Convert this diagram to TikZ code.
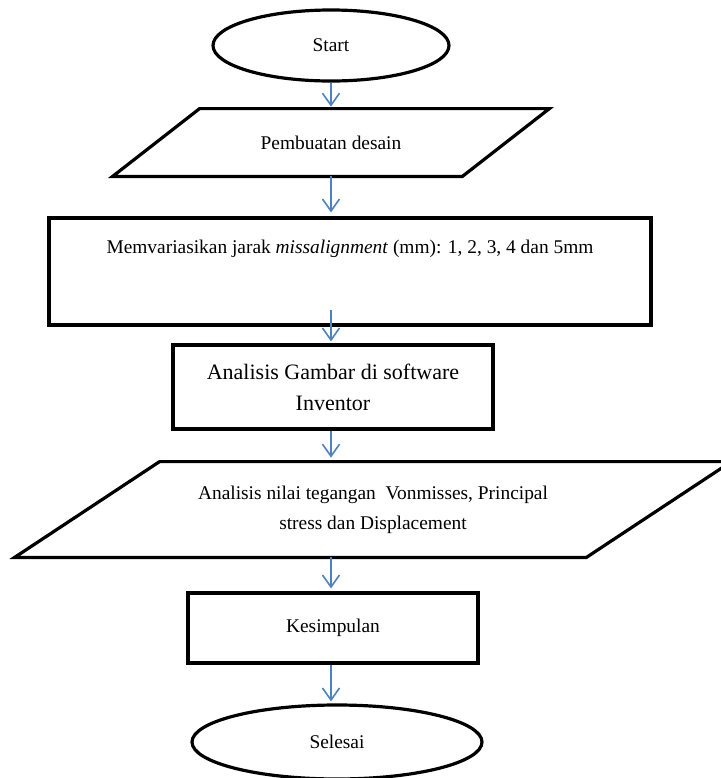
\documentclass[tikz,border=0pt]{standalone}
\usepackage{fontspec}
\setmainfont{Liberation Serif}
\usepackage{xcolor}
\usetikzlibrary{shapes.geometric, arrows.meta, positioning}
\definecolor{flowblue}{RGB}{79,129,189}

\begin{document}
\begin{tikzpicture}[
    x=0.5pt, y=-0.5pt,
    every node/.style={font=\fontsize{9.7}{15}\selectfont, align=center},
    terminal/.style={ellipse, draw, line width=1.6pt},
    process/.style={rectangle, draw, line width=1.6pt},
    io/.style={rectangle},
    outline/.style={line width=1.6pt},
    flow/.style={flowblue, line width=0.8pt, -{Straight Barb[length=6pt, width=8.5pt]}}
]
\useasboundingbox (0,0) rectangle (720,778);

% shapes
\node[terminal, minimum width=118pt, minimum height=35.5pt] (start) at (331,45.5) {Start};
\node[io, minimum width=174.5pt, minimum height=33.5pt] (desain) at (331,142.5) {Pembuatan desain};
\node[process, minimum width=301pt, minimum height=53.5pt] (vary) at (350,271.5) {};
\node (varytext) at (350,249) {Memvariasikan jarak \textit{missalignment} (mm): 1, 2, 3, 4 dan 5mm};
\node[process, minimum width=160pt, minimum height=42pt, font=\fontsize{11}{15.5}\selectfont] (analisis) at (333,387) {Analisis Gambar di software\\Inventor};
\node[io, minimum width=285.5pt, minimum height=47.5pt] (analisa) at (373,509.5) {Analisis nilai tegangan~ Vonmisses, Principal\\stress dan Displacement};
\node[process, minimum width=145pt, minimum height=35pt] (kesimpulan) at (333,628) {Kesimpulan};
\node[terminal, minimum width=145pt, minimum height=37pt] (selesai) at (337,742) {Selesai};

% parallelograms
\draw[outline] ([xshift=21.75pt]desain.north west) -- ([xshift=21.75pt]desain.north east)
    -- ([xshift=-21.75pt]desain.south east) -- ([xshift=-21.75pt]desain.south west) -- cycle;
\draw[outline] ([xshift=36.25pt]analisa.north west) -- ([xshift=36.25pt]analisa.north east)
    -- ([xshift=-36.25pt]analisa.south east) -- ([xshift=-36.25pt]analisa.south west) -- cycle;

% arrows
\draw[flow, shorten >=1pt] (start.south) -- (start.south |- desain.north);
\draw[flow, shorten >=2pt] (desain.south) -- (desain.south |- vary.north);
\draw[flow, shorten >=1pt] ([yshift=8.5pt]vary.south -| desain.south) -- (desain.south |- analisis.north);
\draw[flow, shorten >=2pt] (desain.south |- analisis.south) -- (desain.south |- analisa.north);
\draw[flow, shorten >=1.5pt] (desain.south |- analisa.south) -- (desain.south |- kesimpulan.north);
\draw[flow, shorten >=1pt] (desain.south |- kesimpulan.south) -- (desain.south |- selesai.north);
\end{tikzpicture}
\end{document}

------------------------------------------------

TO BE DONE. Leave the images out and output the remaining material exactly as it stands.

OUTPUT FOR THIS EXERCISE.
Convert this diagram to TikZ code.
\documentclass[tikz,border=0pt]{standalone}
\usepackage{fontspec}
\setmainfont{Liberation Serif}
\usepackage{xcolor}
\usetikzlibrary{shapes.geometric, arrows.meta, positioning}
\definecolor{flowblue}{RGB}{79,129,189}

\begin{document}
\begin{tikzpicture}[
    x=0.5pt, y=-0.5pt,
    every node/.style={font=\fontsize{9.7}{15}\selectfont, align=center},
    terminal/.style={ellipse, draw, line width=1.6pt},
    process/.style={rectangle, draw, line width=1.6pt},
    io/.style={rectangle},
    outline/.style={line width=1.6pt},
    flow/.style={flowblue, line width=0.8pt, -{Straight Barb[length=6pt, width=8.5pt]}}
]
\useasboundingbox (0,0) rectangle (720,778);

% shapes
\node[terminal, minimum width=118pt, minimum height=35.5pt] (start) at (331,45.5) {Start};
\node[io, minimum width=174.5pt, minimum height=33.5pt] (desain) at (331,142.5) {Pembuatan desain};
\node[process, minimum width=301pt, minimum height=53.5pt] (vary) at (350,271.5) {};
\node (varytext) at (350,249) {Memvariasikan jarak \textit{missalignment} (mm): 1, 2, 3, 4 dan 5mm};
\node[process, minimum width=160pt, minimum height=42pt, font=\fontsize{11}{15.5}\selectfont] (analisis) at (333,387) {Analisis Gambar di software\\Inventor};
\node[io, minimum width=285.5pt, minimum height=47.5pt] (analisa) at (373,509.5) {Analisis nilai tegangan~ Vonmisses, Principal\\stress dan Displacement};
\node[process, minimum width=145pt, minimum height=35pt] (kesimpulan) at (333,628) {Kesimpulan};
\node[terminal, minimum width=145pt, minimum height=37pt] (selesai) at (337,742) {Selesai};

% parallelograms
\draw[outline] ([xshift=21.75pt]desain.north west) -- ([xshift=21.75pt]desain.north east)
    -- ([xshift=-21.75pt]desain.south east) -- ([xshift=-21.75pt]desain.south west) -- cycle;
\draw[outline] ([xshift=36.25pt]analisa.north west) -- ([xshift=36.25pt]analisa.north east)
    -- ([xshift=-36.25pt]analisa.south east) -- ([xshift=-36.25pt]analisa.south west) -- cycle;

% arrows
\draw[flow, shorten >=1pt] (start.south) -- (start.south |- desain.north);
\draw[flow, shorten >=2pt] (desain.south) -- (desain.south |- vary.north);
\draw[flow, shorten >=1pt] ([yshift=8.5pt]vary.south -| desain.south) -- (desain.south |- analisis.north);
\draw[flow, shorten >=2pt] (desain.south |- analisis.south) -- (desain.south |- analisa.north);
\draw[flow, shorten >=1.5pt] (desain.south |- analisa.south) -- (desain.south |- kesimpulan.north);
\draw[flow, shorten >=1pt] (desain.south |- kesimpulan.south) -- (desain.south |- selesai.north);
\end{tikzpicture}
\end{document}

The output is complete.